━━━━━ SOURCE MATERIAL
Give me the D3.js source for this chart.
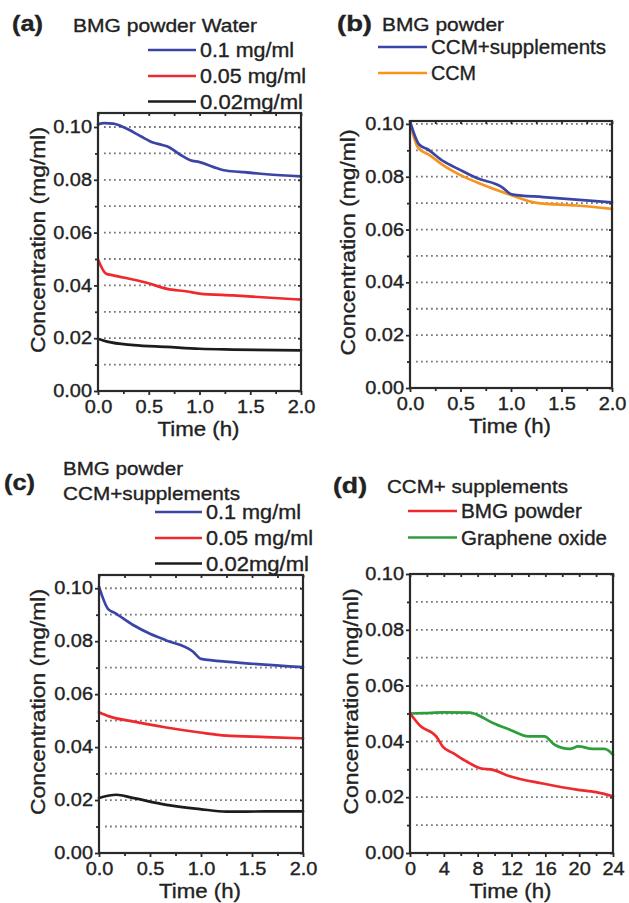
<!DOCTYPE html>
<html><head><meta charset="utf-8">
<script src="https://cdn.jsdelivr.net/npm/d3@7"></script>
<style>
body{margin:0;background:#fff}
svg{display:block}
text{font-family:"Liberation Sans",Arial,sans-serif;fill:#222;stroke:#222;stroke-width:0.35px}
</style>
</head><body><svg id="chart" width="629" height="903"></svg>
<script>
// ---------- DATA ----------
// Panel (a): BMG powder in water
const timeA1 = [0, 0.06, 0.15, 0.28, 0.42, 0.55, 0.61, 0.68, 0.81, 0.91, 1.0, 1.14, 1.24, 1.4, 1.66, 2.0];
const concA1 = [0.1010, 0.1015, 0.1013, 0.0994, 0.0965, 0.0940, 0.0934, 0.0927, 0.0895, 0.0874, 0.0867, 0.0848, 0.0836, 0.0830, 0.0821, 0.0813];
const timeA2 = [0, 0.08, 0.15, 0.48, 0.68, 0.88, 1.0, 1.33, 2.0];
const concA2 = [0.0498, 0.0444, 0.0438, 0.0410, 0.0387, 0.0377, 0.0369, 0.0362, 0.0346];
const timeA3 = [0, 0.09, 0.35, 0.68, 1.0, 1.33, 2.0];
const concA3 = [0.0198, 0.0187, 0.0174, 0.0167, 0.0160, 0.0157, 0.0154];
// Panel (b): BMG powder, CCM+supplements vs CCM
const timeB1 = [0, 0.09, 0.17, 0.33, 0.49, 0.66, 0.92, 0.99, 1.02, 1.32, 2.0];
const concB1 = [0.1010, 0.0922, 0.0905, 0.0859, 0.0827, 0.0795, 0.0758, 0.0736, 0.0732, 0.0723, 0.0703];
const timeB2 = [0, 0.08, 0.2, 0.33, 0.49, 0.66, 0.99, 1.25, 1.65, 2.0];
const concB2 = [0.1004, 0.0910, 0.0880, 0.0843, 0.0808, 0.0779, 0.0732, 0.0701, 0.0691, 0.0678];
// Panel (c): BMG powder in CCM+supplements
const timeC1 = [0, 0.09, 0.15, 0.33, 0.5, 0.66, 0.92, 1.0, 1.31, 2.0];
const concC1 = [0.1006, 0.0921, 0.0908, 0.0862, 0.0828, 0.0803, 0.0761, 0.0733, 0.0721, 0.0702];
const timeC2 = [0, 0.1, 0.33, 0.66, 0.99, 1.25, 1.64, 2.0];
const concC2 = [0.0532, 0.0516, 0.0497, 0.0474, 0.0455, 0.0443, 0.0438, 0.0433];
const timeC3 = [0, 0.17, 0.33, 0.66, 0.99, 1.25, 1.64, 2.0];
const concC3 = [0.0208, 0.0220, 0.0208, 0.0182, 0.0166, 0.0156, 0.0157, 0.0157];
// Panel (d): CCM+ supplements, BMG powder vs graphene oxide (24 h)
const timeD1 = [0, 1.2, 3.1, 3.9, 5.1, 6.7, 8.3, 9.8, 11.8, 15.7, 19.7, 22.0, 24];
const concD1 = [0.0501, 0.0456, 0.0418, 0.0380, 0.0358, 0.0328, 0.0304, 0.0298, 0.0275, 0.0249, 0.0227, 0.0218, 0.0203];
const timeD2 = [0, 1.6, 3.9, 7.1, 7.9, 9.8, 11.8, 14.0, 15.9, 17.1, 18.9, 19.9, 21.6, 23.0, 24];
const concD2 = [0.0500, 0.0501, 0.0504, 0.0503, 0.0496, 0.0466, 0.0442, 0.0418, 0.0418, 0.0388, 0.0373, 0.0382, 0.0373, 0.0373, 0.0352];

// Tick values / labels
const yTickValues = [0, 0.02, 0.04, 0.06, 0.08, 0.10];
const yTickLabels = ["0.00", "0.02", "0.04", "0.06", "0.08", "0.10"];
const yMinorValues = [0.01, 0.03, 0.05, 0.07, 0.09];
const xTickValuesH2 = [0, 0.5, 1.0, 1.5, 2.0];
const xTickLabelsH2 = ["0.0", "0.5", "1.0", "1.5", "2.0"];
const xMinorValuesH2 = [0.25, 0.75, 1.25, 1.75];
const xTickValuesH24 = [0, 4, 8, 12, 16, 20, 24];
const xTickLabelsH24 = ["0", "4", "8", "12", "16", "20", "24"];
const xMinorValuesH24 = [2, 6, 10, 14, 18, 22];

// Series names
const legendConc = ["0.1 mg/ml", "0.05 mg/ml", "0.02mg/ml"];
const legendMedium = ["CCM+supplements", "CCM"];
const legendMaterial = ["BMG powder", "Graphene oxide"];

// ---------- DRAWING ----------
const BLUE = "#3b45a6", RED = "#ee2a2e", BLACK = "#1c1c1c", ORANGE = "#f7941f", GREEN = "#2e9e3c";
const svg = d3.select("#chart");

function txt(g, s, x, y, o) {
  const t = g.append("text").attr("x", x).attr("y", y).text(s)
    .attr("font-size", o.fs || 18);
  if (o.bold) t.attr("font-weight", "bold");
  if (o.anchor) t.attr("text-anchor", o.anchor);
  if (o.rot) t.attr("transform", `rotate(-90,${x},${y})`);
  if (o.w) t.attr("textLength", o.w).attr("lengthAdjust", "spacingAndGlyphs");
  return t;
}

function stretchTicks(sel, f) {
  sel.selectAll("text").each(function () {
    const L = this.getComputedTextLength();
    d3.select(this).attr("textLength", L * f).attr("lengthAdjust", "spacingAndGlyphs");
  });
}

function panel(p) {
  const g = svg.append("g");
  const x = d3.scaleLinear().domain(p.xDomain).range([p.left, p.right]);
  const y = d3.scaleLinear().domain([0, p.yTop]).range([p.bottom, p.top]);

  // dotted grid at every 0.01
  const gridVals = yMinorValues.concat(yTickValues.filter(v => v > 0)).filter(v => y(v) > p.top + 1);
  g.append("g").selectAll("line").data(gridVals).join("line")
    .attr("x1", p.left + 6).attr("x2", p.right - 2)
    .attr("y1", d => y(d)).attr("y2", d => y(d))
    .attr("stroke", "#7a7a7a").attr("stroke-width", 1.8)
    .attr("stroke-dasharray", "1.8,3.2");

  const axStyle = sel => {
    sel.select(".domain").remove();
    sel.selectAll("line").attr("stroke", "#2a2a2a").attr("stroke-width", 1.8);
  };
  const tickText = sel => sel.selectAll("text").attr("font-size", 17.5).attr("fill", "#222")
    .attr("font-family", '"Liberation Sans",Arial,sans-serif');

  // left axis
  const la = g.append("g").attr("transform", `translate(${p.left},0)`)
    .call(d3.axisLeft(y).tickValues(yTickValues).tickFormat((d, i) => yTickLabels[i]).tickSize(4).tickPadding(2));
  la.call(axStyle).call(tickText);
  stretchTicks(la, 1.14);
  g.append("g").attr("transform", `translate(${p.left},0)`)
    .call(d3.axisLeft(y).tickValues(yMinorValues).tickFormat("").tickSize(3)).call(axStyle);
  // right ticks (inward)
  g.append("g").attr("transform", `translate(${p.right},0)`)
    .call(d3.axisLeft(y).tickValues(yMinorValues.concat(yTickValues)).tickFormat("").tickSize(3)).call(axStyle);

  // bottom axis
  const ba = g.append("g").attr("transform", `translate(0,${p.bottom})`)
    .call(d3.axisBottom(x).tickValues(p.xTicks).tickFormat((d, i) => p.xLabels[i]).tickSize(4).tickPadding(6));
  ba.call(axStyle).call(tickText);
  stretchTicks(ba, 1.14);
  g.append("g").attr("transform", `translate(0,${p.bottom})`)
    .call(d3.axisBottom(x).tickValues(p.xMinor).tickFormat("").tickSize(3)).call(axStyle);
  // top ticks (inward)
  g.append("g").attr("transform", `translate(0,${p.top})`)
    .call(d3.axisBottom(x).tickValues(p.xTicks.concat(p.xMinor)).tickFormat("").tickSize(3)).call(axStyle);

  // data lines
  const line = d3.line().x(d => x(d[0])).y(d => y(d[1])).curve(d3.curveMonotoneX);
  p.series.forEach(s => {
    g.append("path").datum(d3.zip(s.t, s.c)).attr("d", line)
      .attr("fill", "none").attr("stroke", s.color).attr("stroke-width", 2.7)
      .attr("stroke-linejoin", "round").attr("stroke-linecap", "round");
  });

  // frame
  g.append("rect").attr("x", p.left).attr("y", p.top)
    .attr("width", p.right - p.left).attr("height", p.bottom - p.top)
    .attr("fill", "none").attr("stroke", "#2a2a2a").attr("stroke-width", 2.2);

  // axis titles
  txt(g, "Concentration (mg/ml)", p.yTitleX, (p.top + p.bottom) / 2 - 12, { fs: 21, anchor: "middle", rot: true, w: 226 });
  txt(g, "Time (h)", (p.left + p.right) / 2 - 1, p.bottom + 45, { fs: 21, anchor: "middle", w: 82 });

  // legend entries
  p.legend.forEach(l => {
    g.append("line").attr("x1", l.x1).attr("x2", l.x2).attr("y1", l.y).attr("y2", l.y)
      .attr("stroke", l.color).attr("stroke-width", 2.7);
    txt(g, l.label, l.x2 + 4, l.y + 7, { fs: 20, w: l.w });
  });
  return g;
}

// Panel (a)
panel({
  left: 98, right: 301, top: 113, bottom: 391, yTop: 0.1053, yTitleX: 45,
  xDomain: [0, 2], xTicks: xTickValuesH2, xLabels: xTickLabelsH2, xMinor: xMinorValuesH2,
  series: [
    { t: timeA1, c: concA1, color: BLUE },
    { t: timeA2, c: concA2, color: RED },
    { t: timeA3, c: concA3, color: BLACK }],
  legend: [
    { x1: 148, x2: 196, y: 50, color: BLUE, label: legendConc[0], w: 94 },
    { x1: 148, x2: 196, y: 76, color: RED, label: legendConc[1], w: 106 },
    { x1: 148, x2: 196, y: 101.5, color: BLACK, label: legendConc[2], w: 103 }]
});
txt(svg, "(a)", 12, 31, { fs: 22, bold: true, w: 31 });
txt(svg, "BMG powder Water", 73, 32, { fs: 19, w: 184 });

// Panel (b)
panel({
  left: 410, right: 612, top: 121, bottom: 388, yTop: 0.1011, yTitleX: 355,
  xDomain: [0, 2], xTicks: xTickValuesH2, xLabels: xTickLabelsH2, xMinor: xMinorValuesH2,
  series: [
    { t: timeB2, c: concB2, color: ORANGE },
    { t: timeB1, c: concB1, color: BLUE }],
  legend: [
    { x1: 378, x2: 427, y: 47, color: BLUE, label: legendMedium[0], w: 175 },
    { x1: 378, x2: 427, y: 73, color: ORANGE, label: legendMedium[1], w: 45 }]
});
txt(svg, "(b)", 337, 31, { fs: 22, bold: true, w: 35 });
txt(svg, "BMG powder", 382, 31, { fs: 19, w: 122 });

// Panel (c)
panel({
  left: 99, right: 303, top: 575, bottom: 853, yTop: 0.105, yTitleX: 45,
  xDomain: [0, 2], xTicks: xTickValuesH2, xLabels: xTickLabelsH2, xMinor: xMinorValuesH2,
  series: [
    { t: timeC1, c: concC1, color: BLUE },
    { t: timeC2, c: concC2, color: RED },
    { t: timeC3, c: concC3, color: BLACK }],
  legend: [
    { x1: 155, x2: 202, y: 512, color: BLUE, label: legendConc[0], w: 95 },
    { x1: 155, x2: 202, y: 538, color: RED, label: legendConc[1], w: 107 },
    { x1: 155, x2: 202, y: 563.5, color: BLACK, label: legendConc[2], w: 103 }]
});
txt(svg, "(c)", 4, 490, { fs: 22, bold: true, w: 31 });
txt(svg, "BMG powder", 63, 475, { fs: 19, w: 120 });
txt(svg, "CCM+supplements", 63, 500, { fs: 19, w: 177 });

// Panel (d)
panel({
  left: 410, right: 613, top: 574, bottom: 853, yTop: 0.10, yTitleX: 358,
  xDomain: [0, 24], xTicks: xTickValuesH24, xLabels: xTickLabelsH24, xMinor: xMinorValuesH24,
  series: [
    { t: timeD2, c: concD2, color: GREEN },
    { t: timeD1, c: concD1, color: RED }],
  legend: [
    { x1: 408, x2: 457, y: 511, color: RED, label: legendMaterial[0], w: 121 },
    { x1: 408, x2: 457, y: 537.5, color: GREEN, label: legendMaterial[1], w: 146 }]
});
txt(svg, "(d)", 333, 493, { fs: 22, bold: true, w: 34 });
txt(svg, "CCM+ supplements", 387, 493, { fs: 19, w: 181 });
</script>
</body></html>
━━━━━━━━━━
SHORT PROBLEM: Which lines contain "this"? Show each of them.

RESULT:
Give me the D3.js source for this chart.
    const L = this.getComputedTextLength();
    d3.select(this).attr("textLength", L * f).attr("lengthAdjust", "spacingAndGlyphs");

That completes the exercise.